Um navio de grande porte transportando 12 mil toneladas de ácido sulfúrico se acidentou em 28 de agosto de 1998 no Porto de Rio Grande, no litoral sul do Rio Grande do Sul. Por um problema de pressão nas bombas, a substância vazou no casco da embarcação e, posteriormente, em razão do risco de explosão, foi bombeada para o canal de acesso à Lagoa dos Patos e para o mar.
O navio Bahamas, com bandeira de Malta, ficou oito meses encalhado no Porto de Rio Grande até que as investigações se esgotassem e houvesse uma solução para o problema. A embarcação foi afundada a quinhentos quilômetros da costa. De lá para cá, diversas ações judiciais foram movidas. Na esfera trabalhista, uma delas foi julgada recentemente na segunda instância.
A 2ª Turma do Tribunal Regional do Trabalho da 4ª Região (RS) decidiu que um servente que trabalhava no Porto de Rio Grande na época do acidente e teve câncer em razão da exposição ao ácido sulfúrico terá que receber indenização por danos morais, existenciais e materiais.
O caso
O servente, que trabalhou durante 41 anos como servidor público da Superintendência do Porto de Rio Grande, autarquia extinta pelo Estado em 2021, alegou que teve um câncer na laringe em razão da sua exposição ao ácido sulfúrico durante os oito meses em que o navio ficou encalhado. No processo, juntou laudos periciais que comprovariam a relação entre a doença e o período em que foi exposto à substância.
Os reclamados argumentaram que os laudos não concluíram pela relação de causalidade entre a doença do autor e o trabalho em contato com ácido sulfúrico, o que afastaria a configuração da responsabilidade civil.
Contudo, a partir das provas do processo e da literatura científica sobre o tema, o juiz da 4ª Vara do Trabalho de Rio Grande, Nivaldo de Souza Júnior, entendeu comprovada a relação de causalidade entre a atividade do servente e o acometimento do câncer de laringe. A sentença condenou o Estado do Rio Grande do Sul ao pagamento de R$ 100 mil a título de danos morais e R$ 100 mil por danos existenciais. Também determinou o pagamento de pensão vitalícia mensal no valor do último salário recebido antes do afastamento definitivo do trabalhador por benefício previdenciário, em 2017. A decisão retirou do processo a SPRG, em razão da extinção da autarquia, e também a União, por entender que ela não contribuiu para a ocorrência do evento nem possui dever legal ou contratual de reparar o dano.

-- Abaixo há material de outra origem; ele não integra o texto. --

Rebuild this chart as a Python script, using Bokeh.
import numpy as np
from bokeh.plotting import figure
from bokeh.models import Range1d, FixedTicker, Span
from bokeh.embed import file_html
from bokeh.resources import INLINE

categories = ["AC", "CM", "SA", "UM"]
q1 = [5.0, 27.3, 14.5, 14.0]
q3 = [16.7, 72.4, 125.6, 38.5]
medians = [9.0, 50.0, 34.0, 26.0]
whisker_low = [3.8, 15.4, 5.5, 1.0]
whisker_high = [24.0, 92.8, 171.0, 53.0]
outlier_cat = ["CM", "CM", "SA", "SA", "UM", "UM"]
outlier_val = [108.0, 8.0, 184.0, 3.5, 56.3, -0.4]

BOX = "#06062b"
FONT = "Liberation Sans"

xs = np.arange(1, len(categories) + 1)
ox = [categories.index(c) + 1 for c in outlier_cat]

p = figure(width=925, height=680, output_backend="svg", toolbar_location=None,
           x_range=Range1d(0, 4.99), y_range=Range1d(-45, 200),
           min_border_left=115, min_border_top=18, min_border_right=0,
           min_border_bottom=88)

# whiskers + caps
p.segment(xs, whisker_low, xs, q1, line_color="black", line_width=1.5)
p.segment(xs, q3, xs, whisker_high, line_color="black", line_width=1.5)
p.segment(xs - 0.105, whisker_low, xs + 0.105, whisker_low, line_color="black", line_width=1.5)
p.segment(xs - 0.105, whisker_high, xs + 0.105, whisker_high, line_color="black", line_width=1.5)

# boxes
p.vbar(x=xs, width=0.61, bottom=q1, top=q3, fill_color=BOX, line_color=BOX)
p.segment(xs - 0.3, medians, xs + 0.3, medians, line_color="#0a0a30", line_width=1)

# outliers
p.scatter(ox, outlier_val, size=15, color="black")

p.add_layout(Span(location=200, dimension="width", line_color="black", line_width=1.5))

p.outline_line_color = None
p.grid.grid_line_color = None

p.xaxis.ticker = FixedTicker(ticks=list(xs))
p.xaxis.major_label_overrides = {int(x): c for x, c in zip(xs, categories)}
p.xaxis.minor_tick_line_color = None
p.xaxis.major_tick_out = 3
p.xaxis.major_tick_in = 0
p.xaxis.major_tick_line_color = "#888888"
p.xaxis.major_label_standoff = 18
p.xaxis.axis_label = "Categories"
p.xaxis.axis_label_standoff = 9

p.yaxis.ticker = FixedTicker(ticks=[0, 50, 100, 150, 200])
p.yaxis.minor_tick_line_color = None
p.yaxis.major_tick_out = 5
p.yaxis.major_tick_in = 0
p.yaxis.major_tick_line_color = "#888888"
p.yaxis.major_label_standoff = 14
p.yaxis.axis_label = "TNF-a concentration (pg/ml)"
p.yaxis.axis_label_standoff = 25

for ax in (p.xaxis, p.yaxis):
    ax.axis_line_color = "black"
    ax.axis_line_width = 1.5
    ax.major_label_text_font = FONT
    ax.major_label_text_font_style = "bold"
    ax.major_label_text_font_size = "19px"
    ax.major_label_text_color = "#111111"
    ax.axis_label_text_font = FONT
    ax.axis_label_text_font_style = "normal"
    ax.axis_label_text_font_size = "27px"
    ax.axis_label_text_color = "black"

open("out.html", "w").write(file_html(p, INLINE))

O trabalhador e o Estado do Rio Grande do Sul ingressaram com recursos ordinários junto ao TRT-4. O servente pedia aumento dos valores fixados na sentença e o Estado contestava o mérito da decisão e sustentava a prescrição do caso.
O relator do processo, desembargador Marçal Henri dos Santos Figueiredo, decidiu por ampliar o valor da indenização por danos morais para R$ 400 mil. Ele manteve o que havia sido fixado na sentença em relação aos danos existenciais e à pensão vitalícia. “(...) entendo que não há dúvida quanto ao nexo de causalidade entre a doença sofrida pelo autor e a exposição ao agente cancerígeno, vapor de ácido sulfúrico, havido quando do acidente no navio Bahamas, com exposição diária por longo período, sem o fornecimento de qualquer equipamento de proteção eficaz”, diz o magistrado em seu voto.
Em relação à prescrição sustentada pelo Estado, o desembargador negou provimento ao pedido. Marçal Figueiredo destacou que, apesar do acidente ter ocorrido em 1998, não se trata de “acidente típico do trabalho (imediato), mas de dano físico percebido muitos anos após o fato, de modo que o marco inicial da prescrição, aplicável ao caso segue o entendimento da Súmula 278 do STJ”.
A súmula referida pelo desembargador prevê que "o termo inicial do prazo prescricional, na ação de indenização, é a data em que o segurado teve ciência inequívoca da incapacidade laboral”.
No acórdão, o relator explica que, tendo em vista o afastamento do reclamante em agosto de 2017, não sendo possível precisar o momento específico no qual ela teve ciência inequívoca da extensão e das consequências da lesão, e tendo sido a ação ajuizada em fevereiro de 2020, “por qualquer ângulo que se aborde a questão, não há prescrição total a ser declarada”.
Também participaram do julgamento os desembargadores Carlos Alberto May e Tânia Regina Silva Reckziegel. Cabe recurso contra a decisão ao Tribunal Superior do Trabalho (TST).